Alongside that, prices are rising sharply, state support is in decline, and the advice market has been decimated compared to where it was 30 years ago. “That’s not a good cocktail”, Curran says. “It’s a really big problem.

Punchy pensions

Curran’s call for a boost in commitment to auto-enrolment made less of a splash than he expected – this was a call for a monumental shift in the industry’s flagship policy. And there in his view lies the problem. Brits don’t like thinking about pensions. According to Standard Life’s own research, it comes at the bottom of the ‘life admin’ list for most people.

The UK population is getting older and a wave of retirees are set to quit their jobs without the buffer they thought – but “who’s explaining that to them?”, Curran asks. “The industry has a habit of endlessly engaging in a language it understands, not in the language that the consumer understands,” he says.

In previous decades, a lot of retirement savers would be able to turn on more clued-up financial advisers, but the industry is a far smaller one than it has been and costs have risen.

Less than 10 per cent of people are receiving ongoing advice due to a shortage of advisers and a shift in focus towards more affluent clients, according to investment research firm Platforum.

“I would like FCA and other regulators and other players in the market to think about how we address this advice and guidance gap, where only 10 per cent of the UK population is getting advice,” he says.

“In conversations with the FCA, they do recognise the challenge. My sense of it now is we should be bold, because this is a problem now. And we all know it’s a puzzle. And we should think really long and hard about what is the solution over the longer run.

Mansion House

Despite those protests however, a different side of the industry is dominating much of the debate.
The government and the City are looking to unlock the more than a trillion pounds of pension capital stashed away in the country’s retirement pots.

After years of lobbying from the tech industry, some of the pension industry’s biggest money managers, including Standard Life’s parent firm Phoenix, signed up to the Mansion House Compact in July, committing them to channel five per cent of their assets into start-ups and venture capital.

The move has also been firmly backed by the Labour party.

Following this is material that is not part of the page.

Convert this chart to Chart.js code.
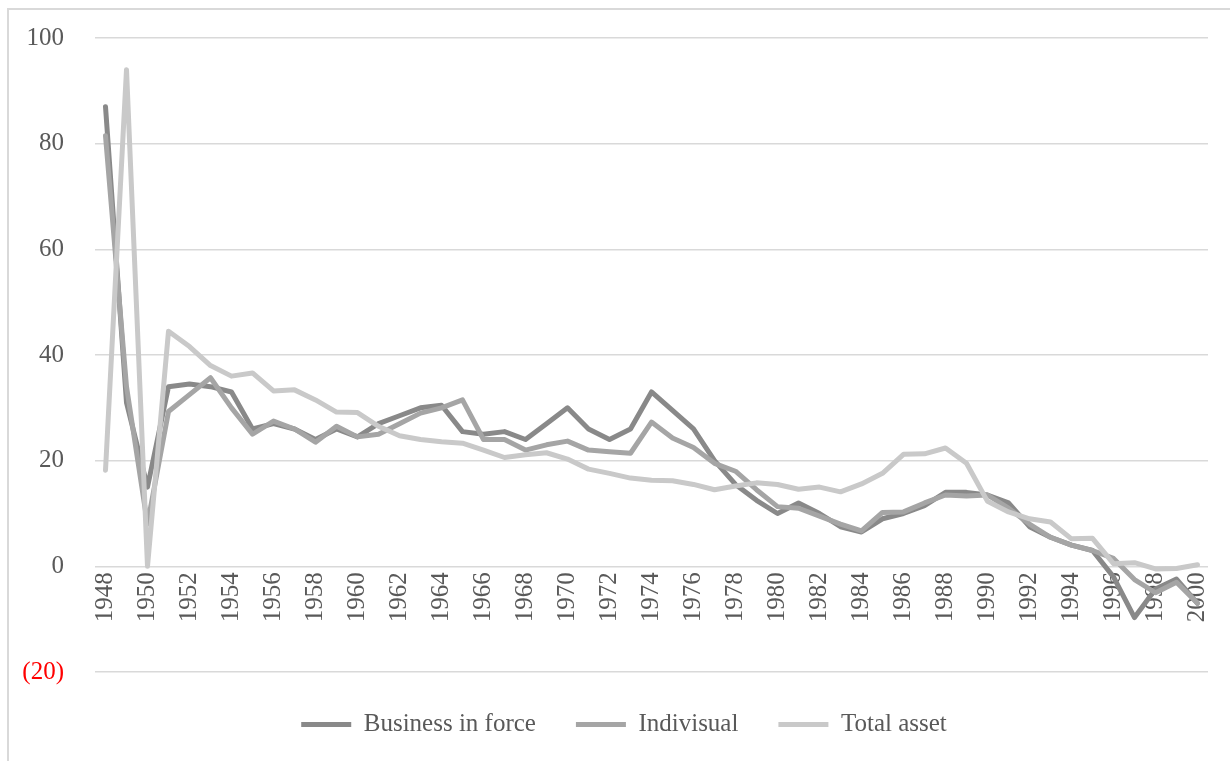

Rachel Reeves even floated the idea of forcing pension funds to commit five per cent to VC and private equity before they signed a formal agreement.
Those in favour of it say it puts the UK more in line with the investment approach of peers like Canada and Australia. But in a year when start-up valuations have cratered, there are concerns from some quarters over whether it can deliver the returns for savers.

“I do think it is capable of delivering on both fronts,” Curran says.

“First, it is only five per cent of your overall portfolio, and you’re investing in slightly different assets to which you’d traditionally invest in, so it gives you fuller diversification in your own pot.

“And – if you do it well – further growth. That’s a good thing.”

Language barrier

For Curran, however, the retirees need to be at the heart of the argument.

For initiatives like Mansion House to succeed, it is down to making it meaningful for the “the man and woman on the street”.

The issue troubling him is the fact that people are obliviously facing a black hole in their retirement pots and don’t understand the problem, let alone the solution. Whether that pension language barrier is broken down any time soon, is yet to be seen.